Data shown:
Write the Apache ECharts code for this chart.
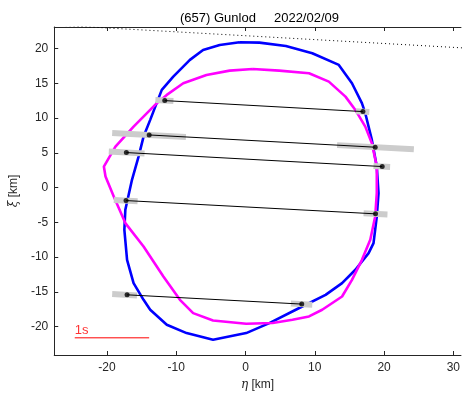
<!DOCTYPE html>
<html>
<head>
<meta charset="utf-8">
<script src="https://cdn.jsdelivr.net/npm/echarts@6/dist/echarts.min.js"></script>
<style>
  html, body { margin: 0; padding: 0; background: #fff; }
  #main { width: 463px; height: 397px; }
</style>
</head>
<body>
<div id="main"></div>
<script>
// shape model contour (blue), [eta, xi]
var blueContour = [
  [-0.86, 20.89], [2.01, 20.83], [5.83, 20.36], [9.64, 19.31], [13.47, 17.63],
  [15.37, 15.0], [16.8, 12.13], [17.29, 10.69], [18.24, 6.85], [18.95, 3.02],
  [19.2, -0.8], [18.95, -4.17], [18.48, -7.99], [17.77, -9.43], [15.86, -11.82],
  [13.94, -13.74], [11.56, -15.42], [7.26, -17.57], [3.44, -19.48], [0.1, -20.92],
  [-4.68, -21.88], [-8.5, -20.92], [-11.36, -19.73], [-13.75, -17.57], [-14.71, -16.14],
  [-16.15, -13.74], [-17.09, -10.39], [-17.48, -6.08], [-17.34, -3.2], [-16.38, 1.11],
  [-15.43, 4.45], [-14.71, 7.33], [-13.75, 9.73], [-12.08, 14.04], [-10.42, 15.95],
  [-8.02, 18.35], [-6.12, 19.78], [-3.72, 20.5], [-0.86, 20.89]
];

// second shape model contour (magenta)
var magentaContour = [
  [1.05, 17.05], [4.87, 16.81], [9.17, 16.44], [12.03, 15.23], [14.43, 13.07],
  [15.86, 11.16], [17.29, 8.76], [18.24, 6.38], [18.95, 3.02], [18.95, -0.8],
  [18.72, -4.17], [18.01, -7.51], [16.81, -10.39], [15.37, -13.26], [13.94, -15.66],
  [11.07, -17.57], [9.17, -18.53], [6.78, -19.01], [3.91, -19.48], [0.1, -19.58],
  [-4.68, -19.11], [-7.55, -18.05], [-9.46, -16.14], [-11.85, -12.79], [-14.71, -8.48],
  [-17.34, -5.11], [-19.01, -1.29], [-20.2, 1.58], [-20.44, 3.02], [-18.77, 5.89],
  [-16.15, 8.76], [-12.79, 12.13], [-11.36, 13.32], [-8.98, 15.0], [-5.63, 16.19],
  [-2.29, 16.81], [1.05, 17.05]
];

// chord end points (disappearance / reappearance)
var chordStart = [[-11.65, 12.5], [-13.9, 7.56], [-17.19, 5.03], [-17.24, -1.87], [-17.09, -15.42]];
var chordEnd   = [[16.95, 10.92], [18.72, 5.8], [19.73, 3.02], [18.77, -3.78], [8.12, -16.75]];

// timing uncertainty bars at each end
var errStart = [
  [[-13.0, 12.57], [-10.4, 12.43]],
  [[-19.24, 7.85], [-8.6, 7.27]],
  [[-19.73, 5.17], [-14.57, 4.89]],
  [[-19.0, -1.78], [-15.57, -1.96]],
  [[-19.24, -15.31], [-15.66, -15.5]]
];
var errEnd = [
  [[15.95, 10.98], [17.87, 10.87]],
  [[13.22, 6.1], [24.3, 5.5]],
  [[18.48, 3.09], [20.87, 2.96]],
  [[17.05, -3.69], [20.49, -3.87]],
  [[6.55, -16.67], [9.64, -16.83]]
];

// negative chord (dotted)
var missChord = [[-30, 23.5], [32, 20.04]];

// 1 s scale bar
var scaleBar = [[-24.64, -21.6], [-13.9, -21.6]];

var xTicks = [-20, -10, 0, 10, 20, 30];
var yTicks = [-20, -15, -10, -5, 0, 5, 10, 15, 20];

var axisColor = '#262626';
var font = 'Liberation Sans, Arial, Helvetica, sans-serif';

var chart = echarts.init(document.getElementById('main'));

var series = [];

series.push({
  type: 'line', data: blueContour, showSymbol: false, symbol: 'none',
  lineStyle: { color: '#0000ff', width: 2.6 }, z: 2, silent: true
});
series.push({
  type: 'line', data: magentaContour, showSymbol: false, symbol: 'none',
  lineStyle: { color: '#ff00ff', width: 2.6 }, z: 2, silent: true
});

errStart.concat(errEnd).forEach(function (e) {
  series.push({
    type: 'line', data: e, symbol: 'none',
    lineStyle: { color: '#cccccc', width: 6, cap: 'butt' }, z: 3, silent: true
  });
});

chordStart.forEach(function (p, i) {
  series.push({
    type: 'line', data: [p, chordEnd[i]], symbol: 'none',
    lineStyle: { color: '#000000', width: 1 }, z: 4, silent: true
  });
});

series.push({
  type: 'scatter', data: chordStart.concat(chordEnd), symbolSize: 5,
  itemStyle: { color: '#000000' }, z: 5, silent: true
});

series.push({
  type: 'line', data: missChord, symbol: 'none', clip: true,
  lineStyle: { color: '#000000', width: 1, type: [1, 3] }, z: 4, silent: true
});

series.push({
  type: 'line', data: scaleBar, symbol: 'none',
  lineStyle: { color: '#ff0000', width: 1 }, z: 4, silent: true
});
series.push({
  type: 'scatter', data: [scaleBar[0]], symbolSize: 0, silent: true,
  label: {
    show: true, formatter: '1s', position: [0, -1], align: 'left', verticalAlign: 'bottom',
    color: '#ff0000', fontSize: 13, fontFamily: font
  }
});

option = {
  animation: false,
  backgroundColor: '#ffffff',
  title: {
    text: '(657) Gunlod     2022/02/09',
    left: 175,
    top: 7,
    textStyle: { fontSize: 13, fontWeight: 'normal', color: '#000000', fontFamily: font }
  },
  grid: { left: 53, right: 0, top: 27, bottom: 42 },
  xAxis: [{
    type: 'value', min: -27.6, max: 31.1,
    name: '{i|η} [km]', nameLocation: 'middle', nameGap: 24,
    nameTextStyle: {
      fontSize: 12, color: axisColor, fontFamily: font,
      rich: { i: { fontStyle: 'italic', fontSize: 12, color: axisColor, fontFamily: 'DejaVu Serif' } }
    },
    axisLine: { show: true, onZero: false, lineStyle: { color: axisColor, width: 1 } },
    axisTick: { show: true, inside: true, length: 4, customValues: xTicks, lineStyle: { color: axisColor } },
    axisLabel: { customValues: xTicks, fontSize: 12, color: axisColor, fontFamily: font, margin: 7 },
    splitLine: { show: false }
  }, {
    type: 'value', position: 'top', min: -27.6, max: 31.1,
    axisLine: { show: true, onZero: false, lineStyle: { color: axisColor, width: 1 } },
    axisTick: { show: true, inside: true, length: 4, customValues: xTicks, lineStyle: { color: axisColor } },
    axisLabel: { show: false },
    splitLine: { show: false }
  }],
  yAxis: [{
    type: 'value', min: -24.07, max: 23.08,
    name: '{i|ξ} [km]', nameLocation: 'middle', nameGap: 30,
    nameTextStyle: {
      fontSize: 12, color: axisColor, fontFamily: font,
      rich: { i: { fontStyle: 'italic', fontSize: 12, color: axisColor, fontFamily: 'DejaVu Serif' } }
    },
    axisLine: { show: true, onZero: false, lineStyle: { color: axisColor, width: 1 } },
    axisTick: { show: true, inside: true, length: 4, customValues: yTicks, lineStyle: { color: axisColor } },
    axisLabel: { customValues: yTicks, fontSize: 12, color: axisColor, fontFamily: font, margin: 6 },
    splitLine: { show: false }
  }],
  series: series
};

chart.setOption(option);
</script>
</body>
</html>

Task requirements:
Working from the material above, transcribe it exactly while omitting pictures.

Exercise answer:
Write the Apache ECharts code for this chart.
<!DOCTYPE html>
<html>
<head>
<meta charset="utf-8">
<script src="https://cdn.jsdelivr.net/npm/echarts@6/dist/echarts.min.js"></script>
<style>
  html, body { margin: 0; padding: 0; background: #fff; }
  #main { width: 463px; height: 397px; }
</style>
</head>
<body>
<div id="main"></div>
<script>
// shape model contour (blue), [eta, xi]
var blueContour = [
  [-0.86, 20.89], [2.01, 20.83], [5.83, 20.36], [9.64, 19.31], [13.47, 17.63],
  [15.37, 15.0], [16.8, 12.13], [17.29, 10.69], [18.24, 6.85], [18.95, 3.02],
  [19.2, -0.8], [18.95, -4.17], [18.48, -7.99], [17.77, -9.43], [15.86, -11.82],
  [13.94, -13.74], [11.56, -15.42], [7.26, -17.57], [3.44, -19.48], [0.1, -20.92],
  [-4.68, -21.88], [-8.5, -20.92], [-11.36, -19.73], [-13.75, -17.57], [-14.71, -16.14],
  [-16.15, -13.74], [-17.09, -10.39], [-17.48, -6.08], [-17.34, -3.2], [-16.38, 1.11],
  [-15.43, 4.45], [-14.71, 7.33], [-13.75, 9.73], [-12.08, 14.04], [-10.42, 15.95],
  [-8.02, 18.35], [-6.12, 19.78], [-3.72, 20.5], [-0.86, 20.89]
];

// second shape model contour (magenta)
var magentaContour = [
  [1.05, 17.05], [4.87, 16.81], [9.17, 16.44], [12.03, 15.23], [14.43, 13.07],
  [15.86, 11.16], [17.29, 8.76], [18.24, 6.38], [18.95, 3.02], [18.95, -0.8],
  [18.72, -4.17], [18.01, -7.51], [16.81, -10.39], [15.37, -13.26], [13.94, -15.66],
  [11.07, -17.57], [9.17, -18.53], [6.78, -19.01], [3.91, -19.48], [0.1, -19.58],
  [-4.68, -19.11], [-7.55, -18.05], [-9.46, -16.14], [-11.85, -12.79], [-14.71, -8.48],
  [-17.34, -5.11], [-19.01, -1.29], [-20.2, 1.58], [-20.44, 3.02], [-18.77, 5.89],
  [-16.15, 8.76], [-12.79, 12.13], [-11.36, 13.32], [-8.98, 15.0], [-5.63, 16.19],
  [-2.29, 16.81], [1.05, 17.05]
];

// chord end points (disappearance / reappearance)
var chordStart = [[-11.65, 12.5], [-13.9, 7.56], [-17.19, 5.03], [-17.24, -1.87], [-17.09, -15.42]];
var chordEnd   = [[16.95, 10.92], [18.72, 5.8], [19.73, 3.02], [18.77, -3.78], [8.12, -16.75]];

// timing uncertainty bars at each end
var errStart = [
  [[-13.0, 12.57], [-10.4, 12.43]],
  [[-19.24, 7.85], [-8.6, 7.27]],
  [[-19.73, 5.17], [-14.57, 4.89]],
  [[-19.0, -1.78], [-15.57, -1.96]],
  [[-19.24, -15.31], [-15.66, -15.5]]
];
var errEnd = [
  [[15.95, 10.98], [17.87, 10.87]],
  [[13.22, 6.1], [24.3, 5.5]],
  [[18.48, 3.09], [20.87, 2.96]],
  [[17.05, -3.69], [20.49, -3.87]],
  [[6.55, -16.67], [9.64, -16.83]]
];

// negative chord (dotted)
var missChord = [[-30, 23.5], [32, 20.04]];

// 1 s scale bar
var scaleBar = [[-24.64, -21.6], [-13.9, -21.6]];

var xTicks = [-20, -10, 0, 10, 20, 30];
var yTicks = [-20, -15, -10, -5, 0, 5, 10, 15, 20];

var axisColor = '#262626';
var font = 'Liberation Sans, Arial, Helvetica, sans-serif';

var chart = echarts.init(document.getElementById('main'));

var series = [];

series.push({
  type: 'line', data: blueContour, showSymbol: false, symbol: 'none',
  lineStyle: { color: '#0000ff', width: 2.6 }, z: 2, silent: true
});
series.push({
  type: 'line', data: magentaContour, showSymbol: false, symbol: 'none',
  lineStyle: { color: '#ff00ff', width: 2.6 }, z: 2, silent: true
});

errStart.concat(errEnd).forEach(function (e) {
  series.push({
    type: 'line', data: e, symbol: 'none',
    lineStyle: { color: '#cccccc', width: 6, cap: 'butt' }, z: 3, silent: true
  });
});

chordStart.forEach(function (p, i) {
  series.push({
    type: 'line', data: [p, chordEnd[i]], symbol: 'none',
    lineStyle: { color: '#000000', width: 1 }, z: 4, silent: true
  });
});

series.push({
  type: 'scatter', data: chordStart.concat(chordEnd), symbolSize: 5,
  itemStyle: { color: '#000000' }, z: 5, silent: true
});

series.push({
  type: 'line', data: missChord, symbol: 'none', clip: true,
  lineStyle: { color: '#000000', width: 1, type: [1, 3] }, z: 4, silent: true
});

series.push({
  type: 'line', data: scaleBar, symbol: 'none',
  lineStyle: { color: '#ff0000', width: 1 }, z: 4, silent: true
});
series.push({
  type: 'scatter', data: [scaleBar[0]], symbolSize: 0, silent: true,
  label: {
    show: true, formatter: '1s', position: [0, -1], align: 'left', verticalAlign: 'bottom',
    color: '#ff0000', fontSize: 13, fontFamily: font
  }
});

option = {
  animation: false,
  backgroundColor: '#ffffff',
  title: {
    text: '(657) Gunlod     2022/02/09',
    left: 175,
    top: 7,
    textStyle: { fontSize: 13, fontWeight: 'normal', color: '#000000', fontFamily: font }
  },
  grid: { left: 53, right: 0, top: 27, bottom: 42 },
  xAxis: [{
    type: 'value', min: -27.6, max: 31.1,
    name: '{i|η} [km]', nameLocation: 'middle', nameGap: 24,
    nameTextStyle: {
      fontSize: 12, color: axisColor, fontFamily: font,
      rich: { i: { fontStyle: 'italic', fontSize: 12, color: axisColor, fontFamily: 'DejaVu Serif' } }
    },
    axisLine: { show: true, onZero: false, lineStyle: { color: axisColor, width: 1 } },
    axisTick: { show: true, inside: true, length: 4, customValues: xTicks, lineStyle: { color: axisColor } },
    axisLabel: { customValues: xTicks, fontSize: 12, color: axisColor, fontFamily: font, margin: 7 },
    splitLine: { show: false }
  }, {
    type: 'value', position: 'top', min: -27.6, max: 31.1,
    axisLine: { show: true, onZero: false, lineStyle: { color: axisColor, width: 1 } },
    axisTick: { show: true, inside: true, length: 4, customValues: xTicks, lineStyle: { color: axisColor } },
    axisLabel: { show: false },
    splitLine: { show: false }
  }],
  yAxis: [{
    type: 'value', min: -24.07, max: 23.08,
    name: '{i|ξ} [km]', nameLocation: 'middle', nameGap: 30,
    nameTextStyle: {
      fontSize: 12, color: axisColor, fontFamily: font,
      rich: { i: { fontStyle: 'italic', fontSize: 12, color: axisColor, fontFamily: 'DejaVu Serif' } }
    },
    axisLine: { show: true, onZero: false, lineStyle: { color: axisColor, width: 1 } },
    axisTick: { show: true, inside: true, length: 4, customValues: yTicks, lineStyle: { color: axisColor } },
    axisLabel: { customValues: yTicks, fontSize: 12, color: axisColor, fontFamily: font, margin: 6 },
    splitLine: { show: false }
  }],
  series: series
};

chart.setOption(option);
</script>
</body>
</html>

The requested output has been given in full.